Research collaboration: African protocol would put conference principles into practice. Credit: BETTY PRESS/PANOS PICTURES

Research ministers from 50 African states are planning to meet in Cairo next January under the auspices of the Organization of African Unity (OAU) to discuss drawing up a protocol for scientific collaboration across the continent.

Such a protocol, which it is hoped will be signed by heads of state, could represent one of the more concrete follow-up activities to make use of the guidelines for promoting science in the interests of development agreed at the World Conference on Science.

The ideas enshrined in the declaration agreed at the Budapest meeting are likely to provide the “backbone” to such an agreement, says Henri Hogbe Nlend, minister for science and technology in Cameroon. Nlend, who will chair the Cairo meeting, describes it as an “African projection” of the conclusions of the world conference.

Nlend describes the conference as having been successful, partly because many of the ideas that African delegations had been keen to promote — such as that of science being “part of the common heritage of mankind” — were recognized in the conclusions.

Like others, he would have liked to have seen additional points included in the final declarations, such as explicit support for the need to increase funding for science. He points out that the last such meeting, in Vienna in 1979, endorsed a target of spending one per cent of gross national product on research.

“A figure like that creates a target by which we can measure our efforts,” he says. “You can then tell governments that the money they allocate to science is too small in comparison to what other countries are spending.”

But Nlend says he is pleased that the final declaration acknowledges the need for new funding mechanisms at national and regional levels. “There is a strong appeal to increase money for science and technology” he says. “Any new mechanism that is launched does not have to be a global fund.”
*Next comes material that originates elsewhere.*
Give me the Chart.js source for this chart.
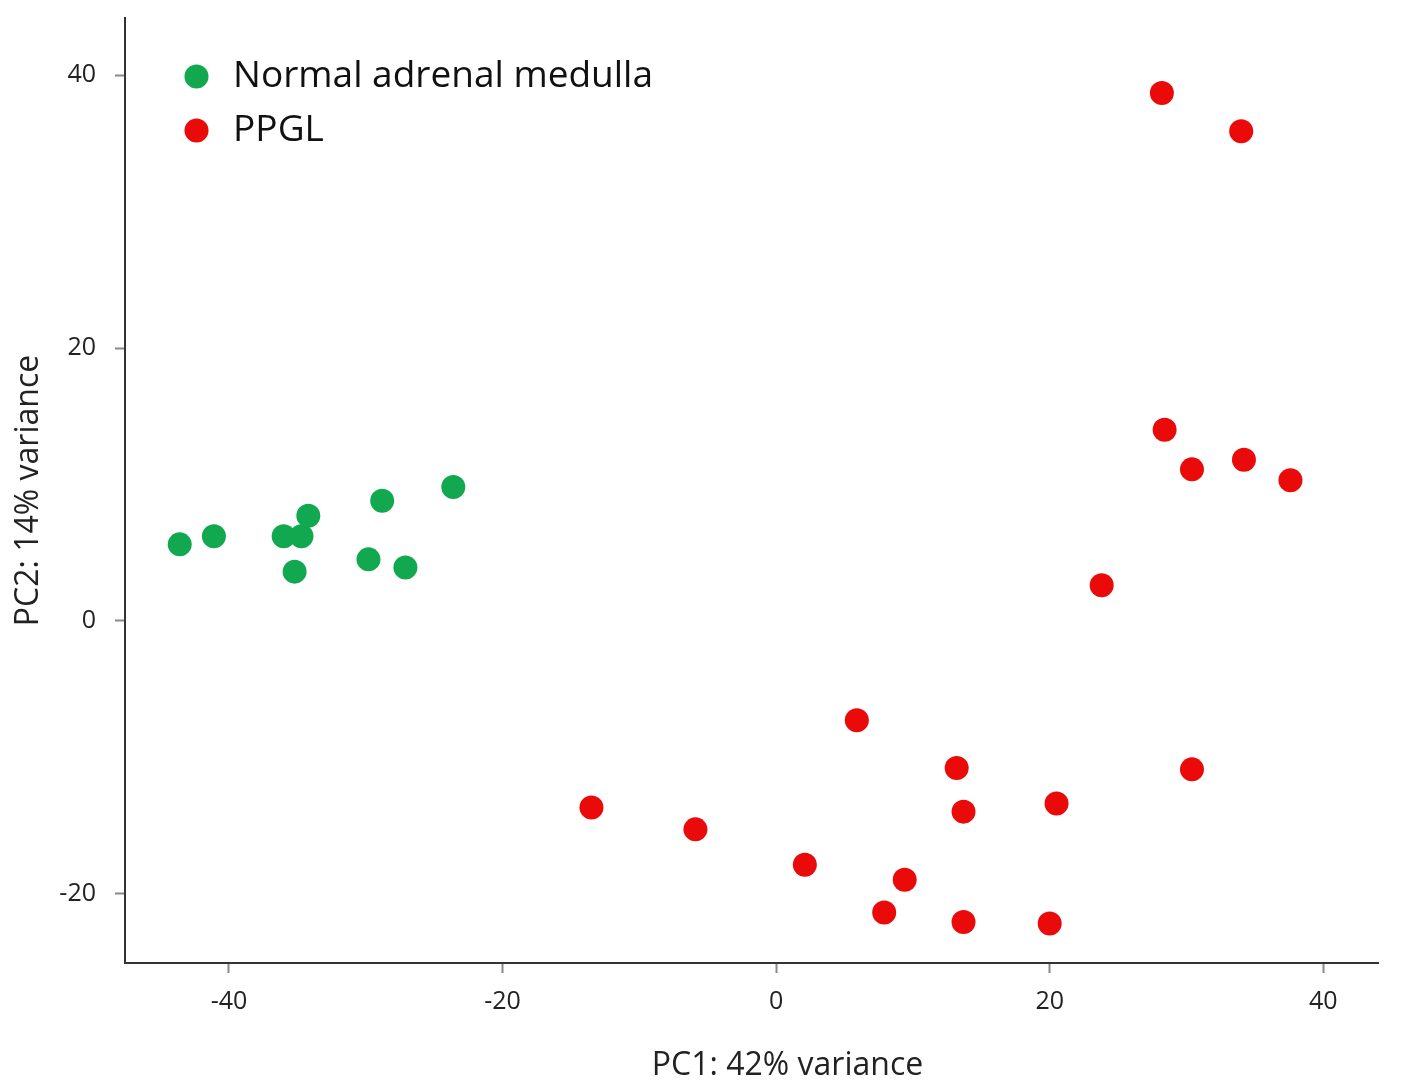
<!DOCTYPE html>
<html>
<head>
<meta charset="utf-8">
<script src="https://cdn.jsdelivr.net/npm/chart.js@4.4.1/dist/chart.umd.min.js"></script>
<style>
  html, body { margin: 0; padding: 0; background: #fff; }
  canvas { display: block; }
</style>
</head>
<body>
<canvas id="grafikPca" width="1418" height="1088"></canvas>
<script>
const normalX = [-43.6, -41.1, -36.0, -34.7, -34.2, -35.2, -29.8, -28.8, -27.1, -23.6];
const normalY = [5.6, 6.2, 6.2, 6.2, 7.7, 3.6, 4.5, 8.8, 3.9, 9.8];
const ppglX = [28.2, 34.0, 28.4, 30.4, 34.2, 37.6, 23.8, 5.9, 13.2, 30.4, -13.5, 13.7, 20.5, -5.9, 2.1, 9.4, 7.9, 13.7, 20.0];
const ppglY = [38.7, 35.9, 14.0, 11.1, 11.8, 10.3, 2.6, -7.3, -10.8, -10.9, -13.7, -14.0, -13.4, -15.3, -17.9, -19.0, -21.4, -22.1, -22.2];
const xTicks = [-40, -20, 0, 20, 40];
const yTicks = [-20, 0, 20, 40];

const toPoints = (xs, ys) => xs.map((x, i) => ({ x: x, y: ys[i] }));
const fixTicks = vals => scale => { scale.ticks = vals.map(v => ({ value: v })); };

const fontFam = "'Open Sans', 'Noto Sans', sans-serif";
const ctx = document.getElementById('grafikPca').getContext('2d');

// legend sits inside the plot, shifted in from the axis;
// x title sits a little right of centre like the original
const layoutTweaks = {
    id: 'layoutTweaks',
    afterLayout(chart) {
        const lg = chart.legend;
        if (lg) {
            const w = lg.right - lg.left, h = lg.bottom - lg.top;
            lg.left = 171;
            lg.top = 41;
            lg.right = lg.left + w;
            lg.bottom = lg.top + h;
        }
        const sx = chart.scales.x;
        if (sx && !sx._titleShifted) {
            const orig = sx.drawTitle;
            sx.drawTitle = function (area) {
                this.ctx.save();
                this.ctx.translate(36, 0);
                orig.call(this, area);
                this.ctx.restore();
            };
            sx._titleShifted = true;
        }
    }
};

const chart = new Chart(ctx, {
    type: 'scatter',
    data: {
        datasets: [{
            label: 'Normal adrenal medulla',
            data: toPoints(normalX, normalY),
            backgroundColor: '#12a84f',
            borderWidth: 0,
            pointRadius: 12,
            pointHoverRadius: 12
        }, {
            label: 'PPGL',
            data: toPoints(ppglX, ppglY),
            backgroundColor: '#ea0a0a',
            borderWidth: 0,
            pointRadius: 12,
            pointHoverRadius: 12
        }]
    },
    plugins: [layoutTweaks],
    options: {
        responsive: false,
        animation: false,
        layout: {
            autoPadding: false,
            padding: { top: 18, right: 40, left: 0, bottom: 0 }
        },
        plugins: {
            tooltip: { enabled: false },
            legend: {
                position: 'chartArea',
                align: 'start',
                labels: {
                    usePointStyle: true,
                    pointStyle: 'circle',
                    boxHeight: 17,
                    boxWidth: 17,
                    color: '#111',
                    padding: 17,
                    font: { family: fontFam, size: 37 },
                    generateLabels: c => Chart.defaults.plugins.legend.labels.generateLabels(c)
                        .map(item => Object.assign(item, { text: ' ' + item.text }))
                }
            }
        },
        scales: {
            x: {
                type: 'linear',
                min: -47.6,
                max: 44.0,
                afterBuildTicks: fixTicks(xTicks),
                afterFit: scale => { scale.height = 125; scale.paddingLeft = 0; scale.paddingRight = 0; },
                grid: {
                    drawOnChartArea: false,
                    drawTicks: true,
                    tickLength: 10,
                    tickWidth: 2,
                    tickColor: '#888'
                },
                border: { display: true, color: '#333', width: 2 },
                ticks: {
                    padding: 14,
                    color: '#222',
                    font: { family: fontFam, size: 25 }
                },
                title: {
                    display: true,
                    text: 'PC1: 42% variance',
                    color: '#222',
                    padding: { top: 0, bottom: 3 },
                    font: { family: fontFam, size: 32 }
                }
            },
            y: {
                type: 'linear',
                min: -25.1,
                max: 44.2,
                afterBuildTicks: fixTicks(yTicks),
                afterFit: scale => { scale.width = 125; scale.paddingTop = 0; scale.paddingBottom = 0; },
                grid: {
                    drawOnChartArea: false,
                    drawTicks: true,
                    tickLength: 10,
                    tickWidth: 2,
                    tickColor: '#888'
                },
                border: { display: true, color: '#333', width: 2 },
                ticks: {
                    padding: 19,
                    color: '#222',
                    font: { family: fontFam, size: 25 }
                },
                title: {
                    display: true,
                    text: 'PC2: 14% variance',
                    color: '#222',
                    padding: { top: 10, bottom: 0 },
                    font: { family: fontFam, size: 32 }
                }
            }
        }
    }
});
</script>
</body>
</html>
Nlend says he is also pleased that the responsibility for follow-up activities has been broadened, allowing regional organizations (such as the OAU) to take up the challenge. He is less happy with those parts of the declaration that deal with intellectual property rights. He feels that the declaration skirts around issues raised by the privatization of research, for example in health provision.

“Such fields are more and more controlled by multinational corporations,” says Nlend. “Delegates have spoken about the dangers of this, and the issue has been referred to in the final documents, but the wording is not strong enough.”